» **TASK OBJECTIVE**:
Copy every line of the following data that includes the string "this".

» **DATA PROVIDED**:
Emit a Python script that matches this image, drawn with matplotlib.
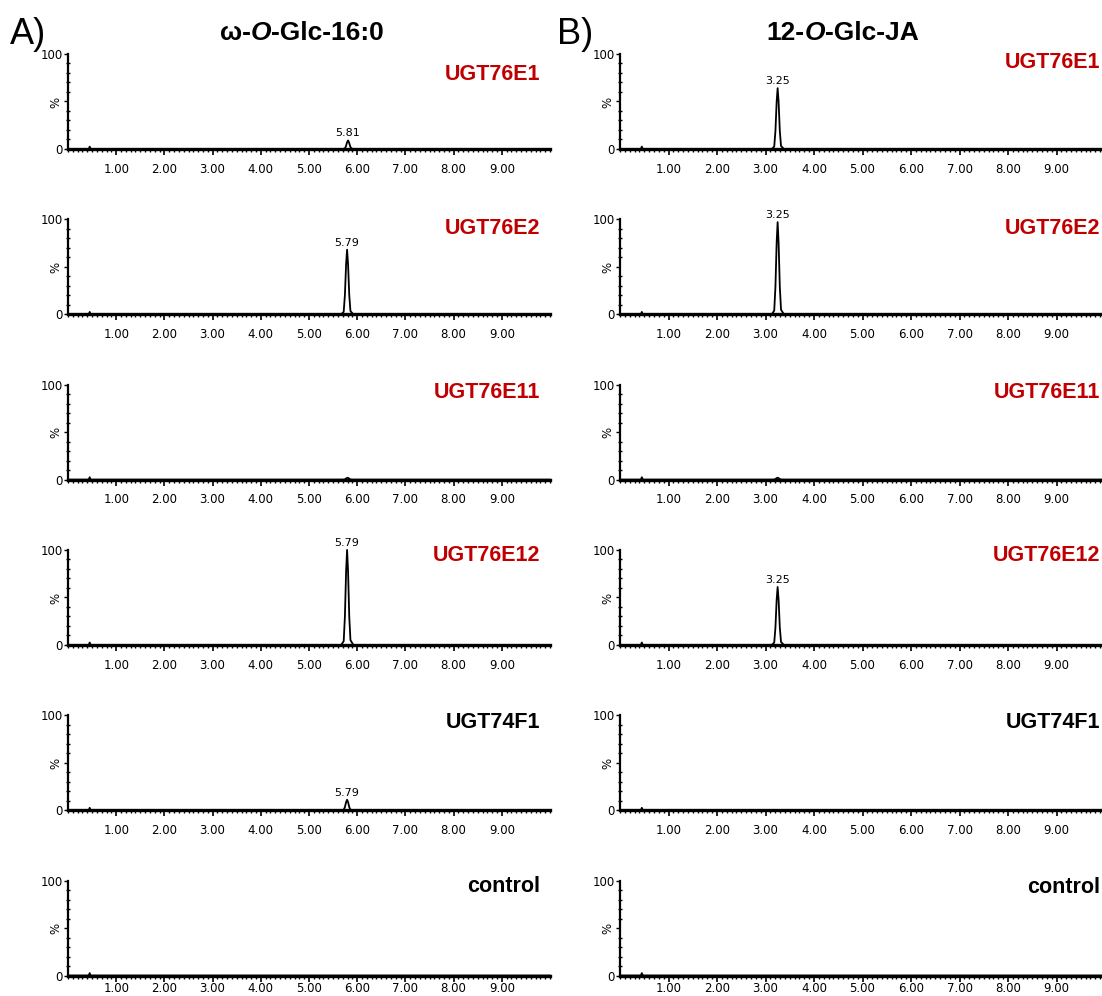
import matplotlib
matplotlib.use('Agg')
import matplotlib.pyplot as plt
from matplotlib.ticker import MultipleLocator

# samples, one row per enzyme
samples = ['UGT76E1', 'UGT76E2', 'UGT76E11', 'UGT76E12', 'UGT74F1', 'control']
sample_red = [True, True, True, True, False, False]

# w-O-Glc-16:0 traces: apex time (min) and relative intensity (%)
glc16_rt = [5.81, 5.79, 5.80, 5.79, 5.79, 5.80]
glc16_height = [9, 68, 2, 100, 11, 0]
glc16_label = ['5.81', '5.79', '', '5.79', '5.79', '']

# 12-O-Glc-JA traces
glcja_rt = [3.25, 3.25, 3.25, 3.25, 3.25, 3.25]
glcja_height = [64, 97, 2, 61, 0, 0]
glcja_label = ['3.25', '3.25', '', '3.25', '', '']

# small baseline spike near injection
spike_rt = 0.45
spike_height = 2.5

# peak profile shared by all traces (offset from apex, fraction of apex)
peak_offset = [-0.12, -0.07, -0.045, -0.02, 0.0, 0.02, 0.045, 0.07, 0.13]
peak_frac = [0.0, 0.04, 0.3, 0.78, 1.0, 0.78, 0.3, 0.05, 0.0]

run_start, run_end = 0.0, 10.0
x_ticks = [1, 2, 3, 4, 5, 6, 7, 8, 9]
x_tick_labels = ['1.00', '2.00', '3.00', '4.00', '5.00', '6.00', '7.00', '8.00', '9.00']
y_ticks = [0, 50, 100]
y_tick_labels = ['0', '%', '100']

RED = '#c00000'
W, H = 1102, 996
small_font = ['Liberation Sans Narrow', 'DejaVu Sans']


def trace(rt, height):
    xs = [run_start, spike_rt - 0.02, spike_rt, spike_rt + 0.02]
    ys = [0, 0, spike_height, 0]
    for off, fr in zip(peak_offset, peak_frac):
        xs.append(rt + off)
        ys.append(height * fr)
    xs.append(run_end)
    ys.append(0)
    return xs, ys


def chrom_axes(fig, left_px, width_px, top_px, label_pad):
    ax = fig.add_axes([left_px / W, 1 - (top_px + 95) / H, width_px / W, 95 / H])
    ax.set_xlim(run_start, run_end)
    ax.set_ylim(0, 100)
    for s in ['top', 'right']:
        ax.spines[s].set_visible(False)
    ax.spines['left'].set_linewidth(1.6)
    ax.spines['bottom'].set_linewidth(2.4)
    ax.set_xticks(x_ticks)
    ax.set_xticklabels(x_tick_labels, family=small_font, fontsize=8.5)
    ax.xaxis.set_minor_locator(MultipleLocator(0.1))
    ax.tick_params(axis='x', which='major', direction='out', length=4, width=1.2, pad=label_pad)
    ax.tick_params(axis='x', which='minor', direction='out', length=2.5, width=1.0)
    ax.set_yticks(y_ticks)
    ax.set_yticklabels(y_tick_labels, family=small_font, fontsize=8.5)
    ax.get_yticklabels()[1].set_rotation(90)
    ax.yaxis.set_minor_locator(MultipleLocator(10))
    ax.tick_params(axis='y', which='major', direction='out', length=3, width=1.0, pad=1)
    ax.tick_params(axis='y', which='minor', direction='inout', length=3, width=1.0)
    return ax


def draw_column(fig, left_px, width_px, rts, heights, labels, label_x, label_dy):
    n = len(samples)
    for i in range(n):
        top = 54 + 165.3 * i
        # last row sits at the bottom edge, keep its time labels inside
        ax = chrom_axes(fig, left_px, width_px, top, 0.5 if i == n - 1 else 6)
        xs, ys = trace(rts[i], heights[i])
        ax.plot(xs, ys, color='black', lw=1.3, clip_on=False)
        if labels[i]:
            ax.annotate(labels[i], (rts[i], heights[i]), xytext=(0, 1.5),
                        textcoords='offset points', ha='center', va='bottom',
                        family=small_font, fontsize=8, annotation_clip=False)
        ax.text(label_x, 1 - label_dy[i] / 95, samples[i], transform=ax.transAxes,
                ha='right', va='center', fontsize=15.5, fontweight='bold',
                family='Liberation Sans',
                color=RED if sample_red[i] else 'black')


def title_parts(fig, x, y, parts):
    # draw pieces side by side so the O can be italic
    total = []
    for txt, st in parts:
        t = fig.text(0, y, txt, fontsize=19, fontweight='bold', family='Liberation Sans',
                     style=st, va='baseline', ha='left')
        total.append(t)
    fig.canvas.draw()
    r = fig.canvas.get_renderer()
    widths = [tt.get_window_extent(r).width for tt in total]
    cur = x * W - sum(widths) / 2
    for tt, w in zip(total, widths):
        tt.set_position((cur / W, y))
        cur += w


fig = plt.figure(figsize=(W / 100, H / 100), dpi=100)

draw_column(fig, 68, 482, glc16_rt, glc16_height, glc16_label, 0.98,
            [21, 9, 8, 6, 7, 6])
draw_column(fig, 620, 485, glcja_rt, glcja_height, glcja_label, 0.99,
            [8, 9, 8, 6, 7, 7])

fig.text(10 / W, 1 - 44 / H, 'A)', fontsize=26, family='Liberation Sans', va='baseline')
fig.text(557 / W, 1 - 44 / H, 'B)', fontsize=26, family='Liberation Sans', va='baseline')

title_parts(fig, 302 / W, 1 - 40 / H, [('ω-', 'normal'), ('O', 'italic'), ('-Glc-16:0', 'normal')])
title_parts(fig, 843 / W, 1 - 40 / H, [('12-', 'normal'), ('O', 'italic'), ('-Glc-JA', 'normal')])

fig.savefig('out.png', dpi=100)
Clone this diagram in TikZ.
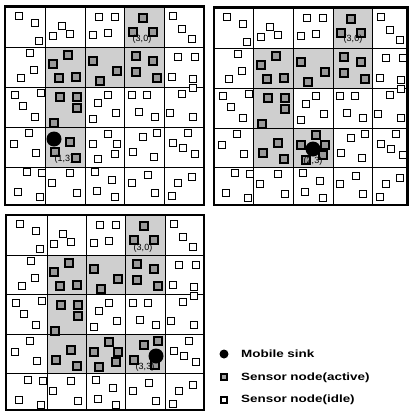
\documentclass[tikz,border=0pt]{standalone}
\usepackage{fontspec}
\newfontfamily\legfont[FakeStretch=1.28]{Liberation Sans Bold}
\newfontfamily\lblfont{Liberation Sans}
% sensor positions per cell (absolute coordinates of the first grid)
\expandafter\def\csname sq0-0\endcsname{19/16,35/23,39/41}
\expandafter\def\csname sq1-0\endcsname{53/36,62/26,70/34}
\expandafter\def\csname sq2-0\endcsname{99/17,115/17,93/35,108/33}
\expandafter\def\csname sq3-0\endcsname{143/18,133/32,153/32}
\expandafter\def\csname sq4-0\endcsname{173/16,182/29,192/39}
\expandafter\def\csname sq0-1\endcsname{30/53,34/70,21/78}
\expandafter\def\csname sq1-1\endcsname{68/55,53/64,59/78,76/77}
\expandafter\def\csname sq2-1\endcsname{93/61,117/71,100/81}
\expandafter\def\csname sq3-1\endcsname{136/56,153/61,136/72,157/78}
\expandafter\def\csname sq4-1\endcsname{178/57,195/57,172/77,193/79}
\expandafter\def\csname sq0-2\endcsname{15/95,41/93,23/106,35/117}
\expandafter\def\csname sq1-2\endcsname{60/97,77/97,77/108,54/123}
\expandafter\def\csname sq2-2\endcsname{108/95,98/103,116/113,93/119}
\expandafter\def\csname sq3-2\endcsname{132/95,147/95,139/112,155/117}
\expandafter\def\csname sq4-2\endcsname{193/88,182/94,170/113,193/117}
\expandafter\def\csname sq0-3\endcsname{29/133,14/144,36/153}
\expandafter\def\csname sq1-3\endcsname{70/142,55/152,76/158}
\expandafter\def\csname sq2-3\endcsname{108/134,93/144,117/144,115/154,98/159}
\expandafter\def\csname sq3-3\endcsname{157/133,143/137,133/152,154/157}
\expandafter\def\csname sq4-3\endcsname{188/133,173/143,183/148,195/154}
\expandafter\def\csname sq0-4\endcsname{27/172,42/173,18/192,40/197}
\expandafter\def\csname sq1-4\endcsname{70/173,52/183,77/193}
\expandafter\def\csname sq2-4\endcsname{95/172,112/180,97/191,115/197}
\expandafter\def\csname sq3-4\endcsname{148/175,132/183,155/193}
\expandafter\def\csname sq4-4\endcsname{192/177,178/183,172/196}
% #1 X lines, #2 Y lines, #3 shift of sensors, #4 shaded cells
\newcommand\sensorgrid[4]{%
  \foreach \c/\r in {#4} {
    \pgfmathsetmacro\xa{{#1}[\c]}\pgfmathsetmacro\xb{{#1}[\c+1]}
    \pgfmathsetmacro\ya{{#2}[\r]}\pgfmathsetmacro\yb{{#2}[\r+1]}
    \fill[cellshade] (\xa,\ya) rectangle (\xb,\yb);
  }
  \pgfmathsetmacro\xl{{#1}[0]}\pgfmathsetmacro\xr{{#1}[5]}
  \pgfmathsetmacro\yt{{#2}[0]}\pgfmathsetmacro\yb{{#2}[5]}
  \foreach \i in {1,...,4} {
    \pgfmathsetmacro\xx{{#1}[\i]}\pgfmathsetmacro\yy{{#2}[\i]}
    \draw[inner] (\xx,\yt) -- (\xx,\yb);
    \draw[inner] (\xl,\yy) -- (\xr,\yy);
  }
  \begin{scope}[shift={(#3)}]
    \foreach \c in {0,...,4} {\foreach \r in {0,...,4} {
      \edef\lst{\csname sq\c-\r\endcsname}
      \foreach \p/\q in \lst {\draw[idlesq] (\p-3.75,\q-3.75) rectangle ++(7.5,7.5);}
    }}
    \foreach \c/\r in {#4} {
      \edef\lst{\csname sq\c-\r\endcsname}
      \foreach \p/\q in \lst {\draw[activesq] (\p-3.75,\q-3.75) rectangle ++(7.5,7.5);}
    }
  \end{scope}
  \draw[outer] (\xl,\yt) rectangle (\xr,\yb);
}
\begin{document}
\begin{tikzpicture}[x=1pt,y=-1pt,
  outer/.style={line width=2.6pt},
  inner/.style={line width=0.9pt},
  cellshade/.style={fill=black!19},
  idlesq/.style={draw=black,line width=1.3pt,fill=white},
  activesq/.style={draw=black,line width=1.6pt,fill=black!40},
  sink/.style={circle,fill=black,inner sep=0pt,minimum size=15pt},
  cellabel/.style={font=\lblfont\fontsize{9}{9}\selectfont,inner sep=0pt},
  legtext/.style={font=\legfont\fontsize{10.5}{10.5}\selectfont,anchor=west,inner sep=0pt}]
\useasboundingbox (0,0) rectangle (409,416);
\fill[white] (0,0) rectangle (409,416);
% grid A
\sensorgrid{5,45,85,124.5,164,204}{6.5,47.5,87.5,127.5,167,205}{0,0}{3/0,1/1,2/1,3/1,1/2,1/3}
\node[sink] (sinkA) at (54,139) {};
\node[cellabel] (lA1) at (142,39) {(3,0)};
\node[cellabel] (lA2) at (64,159) {(1,3)};
% grid B
\sensorgrid{214,253,293,333,372,407.5}{7.5,48,88,128,167,205}{208,1}{3/0,1/1,2/1,3/1,1/2,1/3,2/3}
\node[sink] (sinkB) at (313,149) {};
\node[cellabel] (lB1) at (353,39) {(3,0)};
\node[cellabel] (lB2) at (313,161) {(2,3)};
% grid C
\sensorgrid{6,47,86,125,165,204}{215,255,294,334,373,410}{1,208}{3/0,1/1,2/1,3/1,1/2,1/3,2/3,3/3}
\node[sink] (sinkC) at (156,356) {};
\node[cellabel] (lC1) at (143,248) {(3,0)};
\node[cellabel] (lC2) at (145,367) {(3,3)};
% legend
\node[circle,fill=black,inner sep=0pt,minimum size=9pt] (legsink) at (224,354) {};
\node[draw=black,line width=1.2pt,fill=black!35,inner sep=0pt,minimum size=6pt] (legact) at (224,377) {};
\node[draw=black,line width=1.2pt,fill=white,inner sep=0pt,minimum size=6pt] (legidle) at (224,400) {};
\node[legtext] (t1) at (241,354) {Mobile sink};
\node[legtext] (t2) at (241,378) {Sensor node(active)};
\node[legtext] (t3) at (241,400) {Sensor node(idle)};
\end{tikzpicture}
\end{document}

» **SOLVED EXERCISE**:
Emit a Python script that matches this image, drawn with matplotlib.
Clone this diagram in TikZ.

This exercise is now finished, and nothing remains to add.